Metals Meltdown

2/2/2026

Metals Meltdown
Metals Meltdown

A Safe Fed Pick Sends Gold & Silver Down

Precious metals kept plunging on Monday, extending a rout that began with Friday’s shock collapse: Gold sank 9% in its worst one‑day fall since 1983, while silver staged a historic wipeout — plunging as much as 36% intraday before closing down 27%.

This, right after both gold and silver hit all-time highs at about $5,600 and $120 per ounce.

Reasons behind the fall:

  • US President Donald Trump nominated Kevin Warsh to lead the Federal Reserve. A relatively conventional new chair reduces “safe-haven” demand for gold.
  • Investors expect interest rates to stay higher under him vs. rival candidates.
  • Higher rates=stronger dollar (usually), which makes metals more expensive for global buyers.
  • A crack-down on speculative trading, particularly from China.

Investors Question the Rate Message

Kevin Warsh’s nomination has created tension between what the White House wants and what investors expect.

President Trump has openly pushed for lower interest rates and said he wouldn’t nominate anyone who wouldn’t deliver them. Markets aren’t convinced.

Warsh, a former Fed governor, has a long record as an inflation hawk, arguing for tighter policy. He’s supported higher rates and a smaller Fed balance sheet in the past.

Metals Meltdown

Speculators Supercharged the Boom and the Crash

A wave of Chinese retail traders piled into gold and silver using high‑leverage structured products, letting small investors take oversized bets. As metals rallied, global retail buyers joined in — exchanging tips on Reddit, like they did during the GameStop short squeeze back in 2021, and rushing into options, exchange-traded funds, and coins.

Regulators then stepped in: the Shanghai Gold Exchange raised margins on Friday, making leveraged bets more expensive. Chicago Mercantile Exchange (CME), a global marketplace where traders place futures bets on metal prices, followed on Monday.

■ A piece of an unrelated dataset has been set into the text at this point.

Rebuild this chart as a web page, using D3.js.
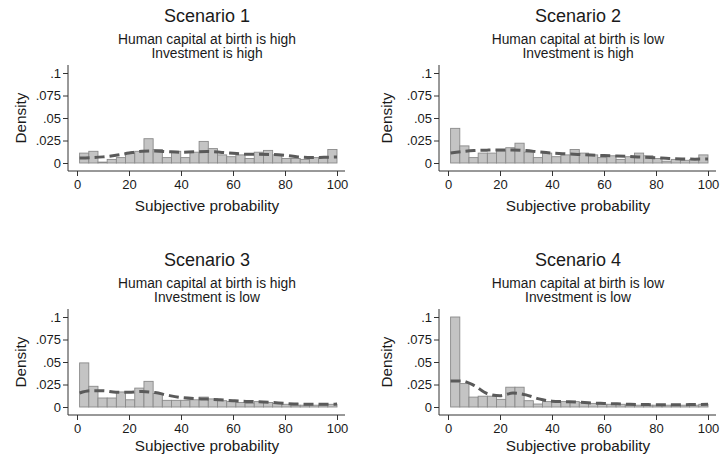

At least five Chinese commodities funds have suspended trading.

Commodities Slump Hits Global Markets

The Monday sell‑off didn’t stay contained to precious metals. It rippled across energy, industrial commodities, and even stocks, as investors scrambled to cover losses and reassess risk.

What moved the most:

  • Oil fell nearly 5% as easing US–Iran tensions reduced fears of supply disruptions.
  • Copper dropped 3%, pressured by high inventories and slower Chinese demand ahead of Lunar New Year.
  • Rubber, wheat, and soybeans also slipped.
  • Asian Equities fell sharply: Japan’s Nikkei 225 index 1.5%, Hong Kong’s Hang Seng 2.2%, and South Korea’s Kospi 5.3%.

Silver Thursday’s Warning From 1980

The turmoil this week reminded of Silver Thursday in March 1980 — the last time precious metals market experienced comparable swings.

In the late 1970s, the Hunt brothers drove silver prices up more than 700%, buying so much physical silver and futures that they controlled roughly one‑third of the world’s deliverable supply. Prices rose so sharply that jewelry company Tiffany’s ran a full‑page ad accusing speculators of wrecking the market. 

Regulators eventually tightened rules, triggering huge margin calls. When the Hunts missed one, confidence collapsed and silver prices halved within days — a classic example of how leverage and concentrated bets can turn a boom into a crash almost instantly.